DATA SHOWN =>
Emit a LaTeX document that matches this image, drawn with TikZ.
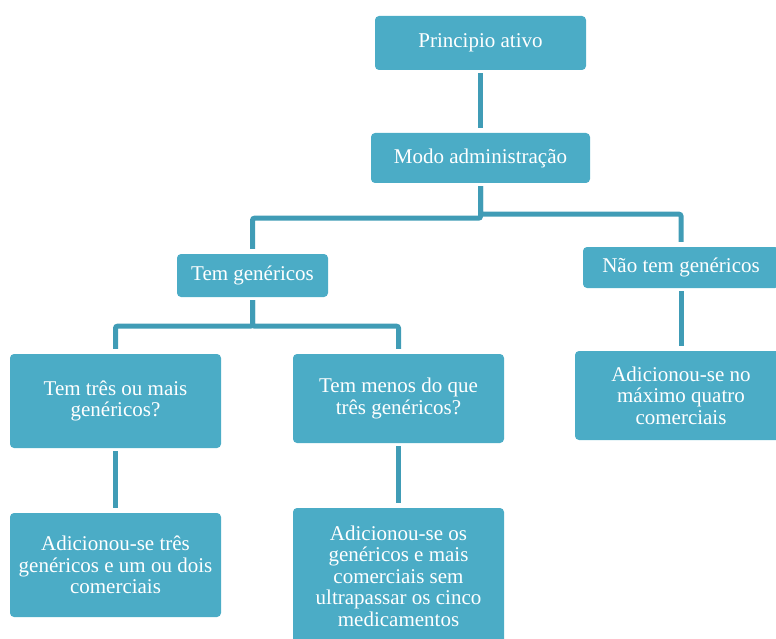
\documentclass[tikz,border=0pt]{standalone}
\usepackage{fontspec}
\setmainfont{Liberation Serif}
\definecolor{boxfill}{HTML}{4BACC6}
\definecolor{linkcol}{HTML}{409CB6}
\begin{document}
\begin{tikzpicture}[x=1pt,y=-1pt,
  box/.style={fill=boxfill, rounded corners=4pt, text=white, align=center,
    inner sep=0pt, font=\fontsize{21}{21.5}\selectfont},
  link/.style={draw=linkcol, line width=5pt, rounded corners=2pt,
    shorten <=3pt, shorten >=5pt}]
\useasboundingbox (0,0) rectangle (776,639);
\clip (0,0) rectangle (776,639);

% tree boxes
\node[box, minimum width=211pt, minimum height=54pt] (pa) at (480.5,43) {Principio ativo};
\node[box, minimum width=219pt, minimum height=50pt] (ma) at (480.5,158) {Modo administração};
\node[box, minimum width=151pt, minimum height=43pt] (tg) at (252.5,275.5) {Tem genéricos};
\node[box, minimum width=196pt, minimum height=41pt] (ntg) at (681,267.5) {Não tem genéricos};
\node[box, minimum width=211pt, minimum height=94pt] (t3) at (115.5,401) {Tem três ou mais\\genéricos?};
\node[box, minimum width=211pt, minimum height=89pt] (tm) at (398.5,398.5) {Tem menos do que\\três genéricos?};
\node[box, minimum width=212pt, minimum height=89pt] (nc) at (681,395.5) {Adicionou-se no\\máximo quatro\\comerciais};
\node[box, minimum width=211pt, minimum height=104pt] (a3) at (115.5,565) {Adicionou-se três\\genéricos e um ou dois\\comerciais};
\node[box, minimum width=211pt, minimum height=136pt] (am) at (398.5,576) {Adicionou-se os\\genéricos e mais\\comerciais sem\\ultrapassar os cinco\\medicamentos};

% connectors
\draw[link] (pa.south) -- (ma.north);
\draw[link] (ma.south) -- ++(0,35) -| (tg.north);
\draw[link] (ma.south) -- ++(0,31) -| (ntg.north);
\draw[link] (tg.south) -- ++(0,29) -| (t3.north);
\draw[link] (tg.south) -- ++(0,29) -| (tm.north);
\draw[link] (ntg.south) -- (nc.north);
\draw[link] (t3.south) -- (a3.north);
\draw[link] (tm.south) -- (am.north);
\end{tikzpicture}
\end{document}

GIVEN INSTRUCTION => Exactly as written, please give again the lines from the beginning of the listing through the line containing "width=211pt, minimum height=136pt]", inclusive, without any pictures.

FINAL RESULT =>
Emit a LaTeX document that matches this image, drawn with TikZ.
\documentclass[tikz,border=0pt]{standalone}
\usepackage{fontspec}
\setmainfont{Liberation Serif}
\definecolor{boxfill}{HTML}{4BACC6}
\definecolor{linkcol}{HTML}{409CB6}
\begin{document}
\begin{tikzpicture}[x=1pt,y=-1pt,
  box/.style={fill=boxfill, rounded corners=4pt, text=white, align=center,
    inner sep=0pt, font=\fontsize{21}{21.5}\selectfont},
  link/.style={draw=linkcol, line width=5pt, rounded corners=2pt,
    shorten <=3pt, shorten >=5pt}]
\useasboundingbox (0,0) rectangle (776,639);
\clip (0,0) rectangle (776,639);

% tree boxes
\node[box, minimum width=211pt, minimum height=54pt] (pa) at (480.5,43) {Principio ativo};
\node[box, minimum width=219pt, minimum height=50pt] (ma) at (480.5,158) {Modo administração};
\node[box, minimum width=151pt, minimum height=43pt] (tg) at (252.5,275.5) {Tem genéricos};
\node[box, minimum width=196pt, minimum height=41pt] (ntg) at (681,267.5) {Não tem genéricos};
\node[box, minimum width=211pt, minimum height=94pt] (t3) at (115.5,401) {Tem três ou mais\\genéricos?};
\node[box, minimum width=211pt, minimum height=89pt] (tm) at (398.5,398.5) {Tem menos do que\\três genéricos?};
\node[box, minimum width=212pt, minimum height=89pt] (nc) at (681,395.5) {Adicionou-se no\\máximo quatro\\comerciais};
\node[box, minimum width=211pt, minimum height=104pt] (a3) at (115.5,565) {Adicionou-se três\\genéricos e um ou dois\\comerciais};
\node[box, minimum width=211pt, minimum height=136pt] (am) at (398.5,576) {Adicionou-se os\\genéricos e mais\\comerciais sem\\ultrapassar os cinco\\medicamentos};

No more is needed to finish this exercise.